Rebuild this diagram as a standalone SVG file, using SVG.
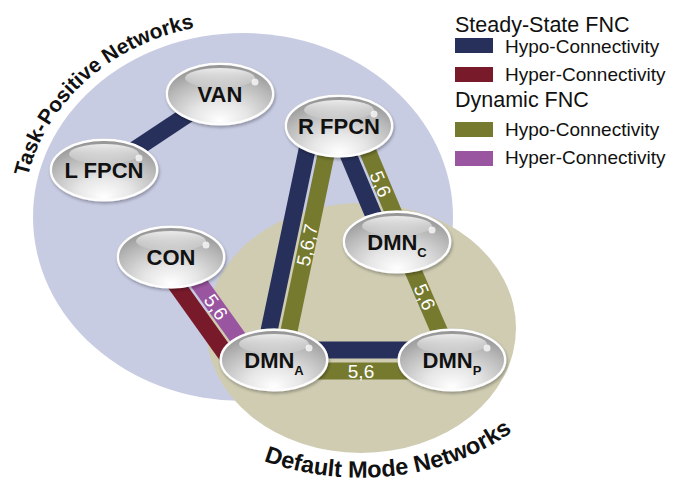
<svg xmlns="http://www.w3.org/2000/svg" xmlns:xlink="http://www.w3.org/1999/xlink" width="673" height="485" viewBox="0 0 673 485">
  <defs>
    <radialGradient id="ng" cx="50%" cy="75%" r="72%" fx="50%" fy="95%">
      <stop offset="0" stop-color="#ffffff"/>
      <stop offset="0.35" stop-color="#e6e6e6"/>
      <stop offset="0.75" stop-color="#b8b8b8"/>
      <stop offset="1" stop-color="#959595"/>
    </radialGradient>
    <linearGradient id="hl" x1="0" y1="0" x2="0" y2="1">
      <stop offset="0" stop-color="#ffffff" stop-opacity="0.8"/>
      <stop offset="1" stop-color="#ffffff" stop-opacity="0.05"/>
    </linearGradient>
    <filter id="sh" x="-20%" y="-30%" width="140%" height="170%">
      <feDropShadow dx="1" dy="2" stdDeviation="1.8" flood-color="#000" flood-opacity="0.28"/>
    </filter>
    <g id="nodeShape">
      <ellipse rx="54.5" ry="31.5" fill="#a8a8a8"/>
      <ellipse rx="53.2" ry="30.2" fill="url(#ng)" stroke="#fdfdfd" stroke-width="2.4"/>
      <ellipse cx="0" cy="-16" rx="35" ry="10" fill="url(#hl)"/>
      <circle cx="35" cy="-12" r="3.5" fill="#fff" opacity="0.75"/>
    </g>
    <path id="tpArc" d="M 27.8 176.7 A 220 194 0 0 1 318.2 34.7"/>
    <path id="dmArc" d="M 263.7 460.8 A 210 149 0 0 0 551.3 391"/>
  </defs>
  <style>
    .band{fill:none;stroke-width:17;stroke-linecap:butt}
    .navy{stroke:#27305b}
    .maroon{stroke:#791a2b}
    .olive{stroke:#767a2f}
    .purple{stroke:#9a55a0}
    .blabel{font-family:"Liberation Sans",Arial,sans-serif;font-size:19px;fill:#ffffff;text-anchor:middle}
    .nlabel{font-family:"Liberation Sans",Arial,sans-serif;font-weight:bold;font-size:22px;fill:#111;text-anchor:middle}
    .sub{font-size:13px}
    .arc{font-family:"Liberation Sans",Arial,sans-serif;font-weight:bold;fill:#111}
    .lgh{font-family:"Liberation Sans",Arial,sans-serif;font-size:21.5px;fill:#111}
    .lgt{font-family:"Liberation Sans",Arial,sans-serif;font-size:19px;fill:#111}
  </style>

  <g id="background">
    <ellipse cx="243" cy="217" rx="210" ry="184" fill="#c8cce3"/>
    <ellipse cx="361" cy="328" rx="155" ry="125" fill="#cfccb2"/>
    <text class="arc" font-size="21"><textPath href="#tpArc" startOffset="0">Task-</textPath></text>
    <text class="arc" font-size="21"><textPath href="#tpArc" startOffset="54.85">Positive</textPath></text>
    <text class="arc" font-size="21"><textPath href="#tpArc" startOffset="141.2">Networks</textPath></text>
    <text class="arc" font-size="23.5"><textPath href="#dmArc">Default Mode Networks</textPath></text>
  </g>

  <g id="connectors">
    <line class="band navy" x1="104" y1="170" x2="220" y2="93"/>
    <line class="band navy" x1="311.2" y1="130" x2="265" y2="350"/>
    <line class="band olive" x1="331.2" y1="130" x2="285" y2="350"/>
    <line class="band navy" x1="335.7" y1="125" x2="384" y2="240"/>
    <line class="band olive" x1="356.7" y1="125" x2="405" y2="240"/>
    <line class="band olive" x1="398" y1="236" x2="454" y2="365"/>
    <line class="band navy" x1="274" y1="350" x2="452" y2="350"/>
    <line class="band olive" x1="274" y1="371" x2="452" y2="371"/>
    <line class="band maroon" x1="160" y1="262" x2="240" y2="374"/>
    <line class="band purple" x1="175.9" y1="250.7" x2="255.9" y2="362.7"/>
    <text class="blabel" transform="translate(307 245) rotate(-78.2)" dy="0.35em">5,6,7</text>
    <text class="blabel" transform="translate(380.5 184) rotate(67.2)" dy="0.35em">5,6</text>
    <text class="blabel" transform="translate(424.7 297) rotate(66.6)" dy="0.35em">5,6</text>
    <text class="blabel" transform="translate(361 371)" dy="0.35em">5,6</text>
    <text class="blabel" transform="translate(216 307) rotate(54.5)" dy="0.35em">5,6</text>
  </g>

  <g id="node-VAN">
    <use href="#nodeShape" x="220" y="94" filter="url(#sh)"/>
    <text class="nlabel" x="220" y="102">VAN</text>
  </g>
  <g id="node-LFPCN">
    <use href="#nodeShape" x="104" y="170" filter="url(#sh)"/>
    <text class="nlabel" x="104" y="178">L FPCN</text>
  </g>
  <g id="node-RFPCN">
    <use href="#nodeShape" x="339" y="126" filter="url(#sh)"/>
    <text class="nlabel" x="339" y="134">R FPCN</text>
  </g>
  <g id="node-CON">
    <use href="#nodeShape" x="171" y="257" filter="url(#sh)"/>
    <text class="nlabel" x="171" y="265">CON</text>
  </g>
  <g id="node-DMNC">
    <use href="#nodeShape" x="397" y="242" filter="url(#sh)"/>
    <text class="nlabel" x="397" y="250">DMN<tspan class="sub" dy="7">C</tspan></text>
  </g>
  <g id="node-DMNA">
    <use href="#nodeShape" x="274" y="360" filter="url(#sh)"/>
    <text class="nlabel" x="274" y="368">DMN<tspan class="sub" dy="7">A</tspan></text>
  </g>
  <g id="node-DMNP">
    <use href="#nodeShape" x="452" y="360" filter="url(#sh)"/>
    <text class="nlabel" x="452" y="368">DMN<tspan class="sub" dy="7">P</tspan></text>
  </g>

  <g id="legend">
    <text class="lgh" x="455" y="32">Steady-State FNC</text>
    <rect x="455" y="38" width="38" height="15" fill="#27305b"/>
    <text class="lgt" x="505" y="53">Hypo-Connectivity</text>
    <rect x="455" y="67" width="38" height="15" fill="#791a2b"/>
    <text class="lgt" x="505" y="81">Hyper-Connectivity</text>
    <text class="lgh" x="455" y="107">Dynamic FNC</text>
    <rect x="455" y="122" width="38" height="15" fill="#767a2f"/>
    <text class="lgt" x="505" y="136">Hypo-Connectivity</text>
    <rect x="455" y="151" width="38" height="15" fill="#9a55a0"/>
    <text class="lgt" x="505" y="164">Hyper-Connectivity</text>
  </g>
</svg>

## Required work
Every line of text is to be repeated exactly; pictures are left out.

## The solution
Rebuild this diagram as a standalone SVG file, using SVG.
<svg xmlns="http://www.w3.org/2000/svg" xmlns:xlink="http://www.w3.org/1999/xlink" width="673" height="485" viewBox="0 0 673 485">
  <defs>
    <radialGradient id="ng" cx="50%" cy="75%" r="72%" fx="50%" fy="95%">
      <stop offset="0" stop-color="#ffffff"/>
      <stop offset="0.35" stop-color="#e6e6e6"/>
      <stop offset="0.75" stop-color="#b8b8b8"/>
      <stop offset="1" stop-color="#959595"/>
    </radialGradient>
    <linearGradient id="hl" x1="0" y1="0" x2="0" y2="1">
      <stop offset="0" stop-color="#ffffff" stop-opacity="0.8"/>
      <stop offset="1" stop-color="#ffffff" stop-opacity="0.05"/>
    </linearGradient>
    <filter id="sh" x="-20%" y="-30%" width="140%" height="170%">
      <feDropShadow dx="1" dy="2" stdDeviation="1.8" flood-color="#000" flood-opacity="0.28"/>
    </filter>
    <g id="nodeShape">
      <ellipse rx="54.5" ry="31.5" fill="#a8a8a8"/>
      <ellipse rx="53.2" ry="30.2" fill="url(#ng)" stroke="#fdfdfd" stroke-width="2.4"/>
      <ellipse cx="0" cy="-16" rx="35" ry="10" fill="url(#hl)"/>
      <circle cx="35" cy="-12" r="3.5" fill="#fff" opacity="0.75"/>
    </g>
    <path id="tpArc" d="M 27.8 176.7 A 220 194 0 0 1 318.2 34.7"/>
    <path id="dmArc" d="M 263.7 460.8 A 210 149 0 0 0 551.3 391"/>
  </defs>
  <style>
    .band{fill:none;stroke-width:17;stroke-linecap:butt}
    .navy{stroke:#27305b}
    .maroon{stroke:#791a2b}
    .olive{stroke:#767a2f}
    .purple{stroke:#9a55a0}
    .blabel{font-family:"Liberation Sans",Arial,sans-serif;font-size:19px;fill:#ffffff;text-anchor:middle}
    .nlabel{font-family:"Liberation Sans",Arial,sans-serif;font-weight:bold;font-size:22px;fill:#111;text-anchor:middle}
    .sub{font-size:13px}
    .arc{font-family:"Liberation Sans",Arial,sans-serif;font-weight:bold;fill:#111}
    .lgh{font-family:"Liberation Sans",Arial,sans-serif;font-size:21.5px;fill:#111}
    .lgt{font-family:"Liberation Sans",Arial,sans-serif;font-size:19px;fill:#111}
  </style>

  <g id="background">
    <ellipse cx="243" cy="217" rx="210" ry="184" fill="#c8cce3"/>
    <ellipse cx="361" cy="328" rx="155" ry="125" fill="#cfccb2"/>
    <text class="arc" font-size="21"><textPath href="#tpArc" startOffset="0">Task-</textPath></text>
    <text class="arc" font-size="21"><textPath href="#tpArc" startOffset="54.85">Positive</textPath></text>
    <text class="arc" font-size="21"><textPath href="#tpArc" startOffset="141.2">Networks</textPath></text>
    <text class="arc" font-size="23.5"><textPath href="#dmArc">Default Mode Networks</textPath></text>
  </g>

  <g id="connectors">
    <line class="band navy" x1="104" y1="170" x2="220" y2="93"/>
    <line class="band navy" x1="311.2" y1="130" x2="265" y2="350"/>
    <line class="band olive" x1="331.2" y1="130" x2="285" y2="350"/>
    <line class="band navy" x1="335.7" y1="125" x2="384" y2="240"/>
    <line class="band olive" x1="356.7" y1="125" x2="405" y2="240"/>
    <line class="band olive" x1="398" y1="236" x2="454" y2="365"/>
    <line class="band navy" x1="274" y1="350" x2="452" y2="350"/>
    <line class="band olive" x1="274" y1="371" x2="452" y2="371"/>
    <line class="band maroon" x1="160" y1="262" x2="240" y2="374"/>
    <line class="band purple" x1="175.9" y1="250.7" x2="255.9" y2="362.7"/>
    <text class="blabel" transform="translate(307 245) rotate(-78.2)" dy="0.35em">5,6,7</text>
    <text class="blabel" transform="translate(380.5 184) rotate(67.2)" dy="0.35em">5,6</text>
    <text class="blabel" transform="translate(424.7 297) rotate(66.6)" dy="0.35em">5,6</text>
    <text class="blabel" transform="translate(361 371)" dy="0.35em">5,6</text>
    <text class="blabel" transform="translate(216 307) rotate(54.5)" dy="0.35em">5,6</text>
  </g>

  <g id="node-VAN">
    <use href="#nodeShape" x="220" y="94" filter="url(#sh)"/>
    <text class="nlabel" x="220" y="102">VAN</text>
  </g>
  <g id="node-LFPCN">
    <use href="#nodeShape" x="104" y="170" filter="url(#sh)"/>
    <text class="nlabel" x="104" y="178">L FPCN</text>
  </g>
  <g id="node-RFPCN">
    <use href="#nodeShape" x="339" y="126" filter="url(#sh)"/>
    <text class="nlabel" x="339" y="134">R FPCN</text>
  </g>
  <g id="node-CON">
    <use href="#nodeShape" x="171" y="257" filter="url(#sh)"/>
    <text class="nlabel" x="171" y="265">CON</text>
  </g>
  <g id="node-DMNC">
    <use href="#nodeShape" x="397" y="242" filter="url(#sh)"/>
    <text class="nlabel" x="397" y="250">DMN<tspan class="sub" dy="7">C</tspan></text>
  </g>
  <g id="node-DMNA">
    <use href="#nodeShape" x="274" y="360" filter="url(#sh)"/>
    <text class="nlabel" x="274" y="368">DMN<tspan class="sub" dy="7">A</tspan></text>
  </g>
  <g id="node-DMNP">
    <use href="#nodeShape" x="452" y="360" filter="url(#sh)"/>
    <text class="nlabel" x="452" y="368">DMN<tspan class="sub" dy="7">P</tspan></text>
  </g>

  <g id="legend">
    <text class="lgh" x="455" y="32">Steady-State FNC</text>
    <rect x="455" y="38" width="38" height="15" fill="#27305b"/>
    <text class="lgt" x="505" y="53">Hypo-Connectivity</text>
    <rect x="455" y="67" width="38" height="15" fill="#791a2b"/>
    <text class="lgt" x="505" y="81">Hyper-Connectivity</text>
    <text class="lgh" x="455" y="107">Dynamic FNC</text>
    <rect x="455" y="122" width="38" height="15" fill="#767a2f"/>
    <text class="lgt" x="505" y="136">Hypo-Connectivity</text>
    <rect x="455" y="151" width="38" height="15" fill="#9a55a0"/>
    <text class="lgt" x="505" y="164">Hyper-Connectivity</text>
  </g>
</svg>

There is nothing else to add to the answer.